■ **Problem to work on**
Extract the listing below in full, unchanged.

-- Start Data provided --

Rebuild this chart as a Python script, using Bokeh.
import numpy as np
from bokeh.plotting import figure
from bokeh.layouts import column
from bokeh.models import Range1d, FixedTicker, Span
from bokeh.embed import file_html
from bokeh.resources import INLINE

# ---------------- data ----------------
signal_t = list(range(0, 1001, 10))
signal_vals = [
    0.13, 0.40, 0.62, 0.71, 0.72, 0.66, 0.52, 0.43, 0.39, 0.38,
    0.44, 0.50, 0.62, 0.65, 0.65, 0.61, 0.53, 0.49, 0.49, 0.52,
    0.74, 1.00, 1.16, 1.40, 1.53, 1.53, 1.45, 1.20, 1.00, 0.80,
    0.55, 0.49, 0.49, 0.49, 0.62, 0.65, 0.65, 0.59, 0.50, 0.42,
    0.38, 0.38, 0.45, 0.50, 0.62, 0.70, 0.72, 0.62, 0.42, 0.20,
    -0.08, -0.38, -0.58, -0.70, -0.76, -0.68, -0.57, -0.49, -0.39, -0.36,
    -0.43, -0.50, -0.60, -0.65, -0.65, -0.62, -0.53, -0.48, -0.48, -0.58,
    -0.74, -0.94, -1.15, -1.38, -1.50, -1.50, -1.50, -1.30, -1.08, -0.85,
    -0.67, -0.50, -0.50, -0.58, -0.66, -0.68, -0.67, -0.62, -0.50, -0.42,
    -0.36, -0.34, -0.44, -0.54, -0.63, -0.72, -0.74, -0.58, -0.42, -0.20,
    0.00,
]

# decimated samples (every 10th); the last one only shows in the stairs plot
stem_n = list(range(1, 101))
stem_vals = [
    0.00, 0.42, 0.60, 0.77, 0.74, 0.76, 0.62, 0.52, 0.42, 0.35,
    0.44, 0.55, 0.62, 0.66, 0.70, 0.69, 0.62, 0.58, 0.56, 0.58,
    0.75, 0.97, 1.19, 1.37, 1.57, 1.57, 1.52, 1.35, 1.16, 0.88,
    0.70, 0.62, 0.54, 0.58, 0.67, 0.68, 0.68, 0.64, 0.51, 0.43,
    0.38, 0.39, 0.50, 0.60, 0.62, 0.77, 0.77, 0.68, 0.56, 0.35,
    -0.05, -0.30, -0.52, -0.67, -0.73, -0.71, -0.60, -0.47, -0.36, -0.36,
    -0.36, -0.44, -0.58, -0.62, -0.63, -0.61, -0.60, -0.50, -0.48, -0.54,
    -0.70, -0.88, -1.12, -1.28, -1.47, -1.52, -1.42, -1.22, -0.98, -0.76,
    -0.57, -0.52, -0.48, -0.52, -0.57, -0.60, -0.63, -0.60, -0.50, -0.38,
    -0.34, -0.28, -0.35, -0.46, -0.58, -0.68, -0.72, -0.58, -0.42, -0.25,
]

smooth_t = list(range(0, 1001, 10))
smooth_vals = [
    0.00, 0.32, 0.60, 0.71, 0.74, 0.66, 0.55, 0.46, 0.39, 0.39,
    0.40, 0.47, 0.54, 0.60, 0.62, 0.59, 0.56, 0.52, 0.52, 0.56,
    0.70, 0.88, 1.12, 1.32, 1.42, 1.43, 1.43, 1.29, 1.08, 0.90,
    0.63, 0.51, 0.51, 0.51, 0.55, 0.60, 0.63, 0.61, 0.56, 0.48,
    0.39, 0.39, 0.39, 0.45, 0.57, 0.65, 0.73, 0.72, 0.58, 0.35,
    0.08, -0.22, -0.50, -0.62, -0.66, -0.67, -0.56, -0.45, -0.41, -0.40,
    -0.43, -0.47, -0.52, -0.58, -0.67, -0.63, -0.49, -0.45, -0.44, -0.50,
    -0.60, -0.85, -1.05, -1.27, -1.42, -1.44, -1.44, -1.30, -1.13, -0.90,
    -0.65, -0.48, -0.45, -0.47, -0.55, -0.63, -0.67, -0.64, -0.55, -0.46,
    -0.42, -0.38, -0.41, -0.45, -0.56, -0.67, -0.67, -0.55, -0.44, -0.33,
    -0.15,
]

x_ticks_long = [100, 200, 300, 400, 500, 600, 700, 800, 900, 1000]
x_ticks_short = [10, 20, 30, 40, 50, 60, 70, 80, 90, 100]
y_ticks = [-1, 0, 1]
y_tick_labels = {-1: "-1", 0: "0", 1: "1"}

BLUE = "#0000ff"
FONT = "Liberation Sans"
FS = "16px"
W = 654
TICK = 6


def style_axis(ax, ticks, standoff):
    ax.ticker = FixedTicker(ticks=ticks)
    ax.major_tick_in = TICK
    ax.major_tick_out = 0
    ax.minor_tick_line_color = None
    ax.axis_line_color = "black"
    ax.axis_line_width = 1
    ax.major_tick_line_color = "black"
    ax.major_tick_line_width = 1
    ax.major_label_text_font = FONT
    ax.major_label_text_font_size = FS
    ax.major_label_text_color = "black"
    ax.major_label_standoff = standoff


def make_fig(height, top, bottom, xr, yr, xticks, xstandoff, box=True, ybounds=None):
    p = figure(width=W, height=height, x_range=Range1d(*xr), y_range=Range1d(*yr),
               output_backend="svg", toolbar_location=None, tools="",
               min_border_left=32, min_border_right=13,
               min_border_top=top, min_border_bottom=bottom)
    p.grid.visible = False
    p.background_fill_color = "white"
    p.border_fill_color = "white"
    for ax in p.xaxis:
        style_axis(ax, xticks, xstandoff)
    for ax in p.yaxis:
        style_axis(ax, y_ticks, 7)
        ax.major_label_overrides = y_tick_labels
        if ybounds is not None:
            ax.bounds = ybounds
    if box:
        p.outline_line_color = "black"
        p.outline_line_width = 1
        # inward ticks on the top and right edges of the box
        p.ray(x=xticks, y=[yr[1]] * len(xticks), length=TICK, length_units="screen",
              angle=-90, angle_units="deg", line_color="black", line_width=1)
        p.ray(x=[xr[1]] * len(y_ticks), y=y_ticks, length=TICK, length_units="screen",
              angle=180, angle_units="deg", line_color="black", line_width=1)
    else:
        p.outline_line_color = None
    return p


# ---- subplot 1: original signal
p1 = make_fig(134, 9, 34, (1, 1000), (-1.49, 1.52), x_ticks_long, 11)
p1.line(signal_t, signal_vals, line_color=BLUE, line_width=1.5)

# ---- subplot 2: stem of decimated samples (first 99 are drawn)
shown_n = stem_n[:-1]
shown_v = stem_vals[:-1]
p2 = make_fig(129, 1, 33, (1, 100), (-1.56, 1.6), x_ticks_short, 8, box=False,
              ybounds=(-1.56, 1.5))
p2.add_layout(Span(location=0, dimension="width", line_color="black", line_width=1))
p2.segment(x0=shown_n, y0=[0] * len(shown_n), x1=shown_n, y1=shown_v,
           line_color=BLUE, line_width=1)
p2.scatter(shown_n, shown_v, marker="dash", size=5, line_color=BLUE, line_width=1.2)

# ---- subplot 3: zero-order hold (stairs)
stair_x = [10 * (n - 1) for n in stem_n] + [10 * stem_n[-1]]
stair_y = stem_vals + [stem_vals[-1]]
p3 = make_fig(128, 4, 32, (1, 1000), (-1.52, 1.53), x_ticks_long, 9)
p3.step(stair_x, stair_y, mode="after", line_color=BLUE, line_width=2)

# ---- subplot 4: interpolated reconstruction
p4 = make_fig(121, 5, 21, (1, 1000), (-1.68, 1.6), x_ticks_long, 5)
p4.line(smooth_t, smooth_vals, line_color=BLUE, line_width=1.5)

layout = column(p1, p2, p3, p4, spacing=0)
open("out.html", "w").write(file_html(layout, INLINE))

-- End Data provided --

■ **The result**
Rebuild this chart as a Python script, using Bokeh.
import numpy as np
from bokeh.plotting import figure
from bokeh.layouts import column
from bokeh.models import Range1d, FixedTicker, Span
from bokeh.embed import file_html
from bokeh.resources import INLINE

# ---------------- data ----------------
signal_t = list(range(0, 1001, 10))
signal_vals = [
    0.13, 0.40, 0.62, 0.71, 0.72, 0.66, 0.52, 0.43, 0.39, 0.38,
    0.44, 0.50, 0.62, 0.65, 0.65, 0.61, 0.53, 0.49, 0.49, 0.52,
    0.74, 1.00, 1.16, 1.40, 1.53, 1.53, 1.45, 1.20, 1.00, 0.80,
    0.55, 0.49, 0.49, 0.49, 0.62, 0.65, 0.65, 0.59, 0.50, 0.42,
    0.38, 0.38, 0.45, 0.50, 0.62, 0.70, 0.72, 0.62, 0.42, 0.20,
    -0.08, -0.38, -0.58, -0.70, -0.76, -0.68, -0.57, -0.49, -0.39, -0.36,
    -0.43, -0.50, -0.60, -0.65, -0.65, -0.62, -0.53, -0.48, -0.48, -0.58,
    -0.74, -0.94, -1.15, -1.38, -1.50, -1.50, -1.50, -1.30, -1.08, -0.85,
    -0.67, -0.50, -0.50, -0.58, -0.66, -0.68, -0.67, -0.62, -0.50, -0.42,
    -0.36, -0.34, -0.44, -0.54, -0.63, -0.72, -0.74, -0.58, -0.42, -0.20,
    0.00,
]

# decimated samples (every 10th); the last one only shows in the stairs plot
stem_n = list(range(1, 101))
stem_vals = [
    0.00, 0.42, 0.60, 0.77, 0.74, 0.76, 0.62, 0.52, 0.42, 0.35,
    0.44, 0.55, 0.62, 0.66, 0.70, 0.69, 0.62, 0.58, 0.56, 0.58,
    0.75, 0.97, 1.19, 1.37, 1.57, 1.57, 1.52, 1.35, 1.16, 0.88,
    0.70, 0.62, 0.54, 0.58, 0.67, 0.68, 0.68, 0.64, 0.51, 0.43,
    0.38, 0.39, 0.50, 0.60, 0.62, 0.77, 0.77, 0.68, 0.56, 0.35,
    -0.05, -0.30, -0.52, -0.67, -0.73, -0.71, -0.60, -0.47, -0.36, -0.36,
    -0.36, -0.44, -0.58, -0.62, -0.63, -0.61, -0.60, -0.50, -0.48, -0.54,
    -0.70, -0.88, -1.12, -1.28, -1.47, -1.52, -1.42, -1.22, -0.98, -0.76,
    -0.57, -0.52, -0.48, -0.52, -0.57, -0.60, -0.63, -0.60, -0.50, -0.38,
    -0.34, -0.28, -0.35, -0.46, -0.58, -0.68, -0.72, -0.58, -0.42, -0.25,
]

smooth_t = list(range(0, 1001, 10))
smooth_vals = [
    0.00, 0.32, 0.60, 0.71, 0.74, 0.66, 0.55, 0.46, 0.39, 0.39,
    0.40, 0.47, 0.54, 0.60, 0.62, 0.59, 0.56, 0.52, 0.52, 0.56,
    0.70, 0.88, 1.12, 1.32, 1.42, 1.43, 1.43, 1.29, 1.08, 0.90,
    0.63, 0.51, 0.51, 0.51, 0.55, 0.60, 0.63, 0.61, 0.56, 0.48,
    0.39, 0.39, 0.39, 0.45, 0.57, 0.65, 0.73, 0.72, 0.58, 0.35,
    0.08, -0.22, -0.50, -0.62, -0.66, -0.67, -0.56, -0.45, -0.41, -0.40,
    -0.43, -0.47, -0.52, -0.58, -0.67, -0.63, -0.49, -0.45, -0.44, -0.50,
    -0.60, -0.85, -1.05, -1.27, -1.42, -1.44, -1.44, -1.30, -1.13, -0.90,
    -0.65, -0.48, -0.45, -0.47, -0.55, -0.63, -0.67, -0.64, -0.55, -0.46,
    -0.42, -0.38, -0.41, -0.45, -0.56, -0.67, -0.67, -0.55, -0.44, -0.33,
    -0.15,
]

x_ticks_long = [100, 200, 300, 400, 500, 600, 700, 800, 900, 1000]
x_ticks_short = [10, 20, 30, 40, 50, 60, 70, 80, 90, 100]
y_ticks = [-1, 0, 1]
y_tick_labels = {-1: "-1", 0: "0", 1: "1"}

BLUE = "#0000ff"
FONT = "Liberation Sans"
FS = "16px"
W = 654
TICK = 6


def style_axis(ax, ticks, standoff):
    ax.ticker = FixedTicker(ticks=ticks)
    ax.major_tick_in = TICK
    ax.major_tick_out = 0
    ax.minor_tick_line_color = None
    ax.axis_line_color = "black"
    ax.axis_line_width = 1
    ax.major_tick_line_color = "black"
    ax.major_tick_line_width = 1
    ax.major_label_text_font = FONT
    ax.major_label_text_font_size = FS
    ax.major_label_text_color = "black"
    ax.major_label_standoff = standoff


def make_fig(height, top, bottom, xr, yr, xticks, xstandoff, box=True, ybounds=None):
    p = figure(width=W, height=height, x_range=Range1d(*xr), y_range=Range1d(*yr),
               output_backend="svg", toolbar_location=None, tools="",
               min_border_left=32, min_border_right=13,
               min_border_top=top, min_border_bottom=bottom)
    p.grid.visible = False
    p.background_fill_color = "white"
    p.border_fill_color = "white"
    for ax in p.xaxis:
        style_axis(ax, xticks, xstandoff)
    for ax in p.yaxis:
        style_axis(ax, y_ticks, 7)
        ax.major_label_overrides = y_tick_labels
        if ybounds is not None:
            ax.bounds = ybounds
    if box:
        p.outline_line_color = "black"
        p.outline_line_width = 1
        # inward ticks on the top and right edges of the box
        p.ray(x=xticks, y=[yr[1]] * len(xticks), length=TICK, length_units="screen",
              angle=-90, angle_units="deg", line_color="black", line_width=1)
        p.ray(x=[xr[1]] * len(y_ticks), y=y_ticks, length=TICK, length_units="screen",
              angle=180, angle_units="deg", line_color="black", line_width=1)
    else:
        p.outline_line_color = None
    return p


# ---- subplot 1: original signal
p1 = make_fig(134, 9, 34, (1, 1000), (-1.49, 1.52), x_ticks_long, 11)
p1.line(signal_t, signal_vals, line_color=BLUE, line_width=1.5)

# ---- subplot 2: stem of decimated samples (first 99 are drawn)
shown_n = stem_n[:-1]
shown_v = stem_vals[:-1]
p2 = make_fig(129, 1, 33, (1, 100), (-1.56, 1.6), x_ticks_short, 8, box=False,
              ybounds=(-1.56, 1.5))
p2.add_layout(Span(location=0, dimension="width", line_color="black", line_width=1))
p2.segment(x0=shown_n, y0=[0] * len(shown_n), x1=shown_n, y1=shown_v,
           line_color=BLUE, line_width=1)
p2.scatter(shown_n, shown_v, marker="dash", size=5, line_color=BLUE, line_width=1.2)

# ---- subplot 3: zero-order hold (stairs)
stair_x = [10 * (n - 1) for n in stem_n] + [10 * stem_n[-1]]
stair_y = stem_vals + [stem_vals[-1]]
p3 = make_fig(128, 4, 32, (1, 1000), (-1.52, 1.53), x_ticks_long, 9)
p3.step(stair_x, stair_y, mode="after", line_color=BLUE, line_width=2)

# ---- subplot 4: interpolated reconstruction
p4 = make_fig(121, 5, 21, (1, 1000), (-1.68, 1.6), x_ticks_long, 5)
p4.line(smooth_t, smooth_vals, line_color=BLUE, line_width=1.5)

layout = column(p1, p2, p3, p4, spacing=0)
open("out.html", "w").write(file_html(layout, INLINE))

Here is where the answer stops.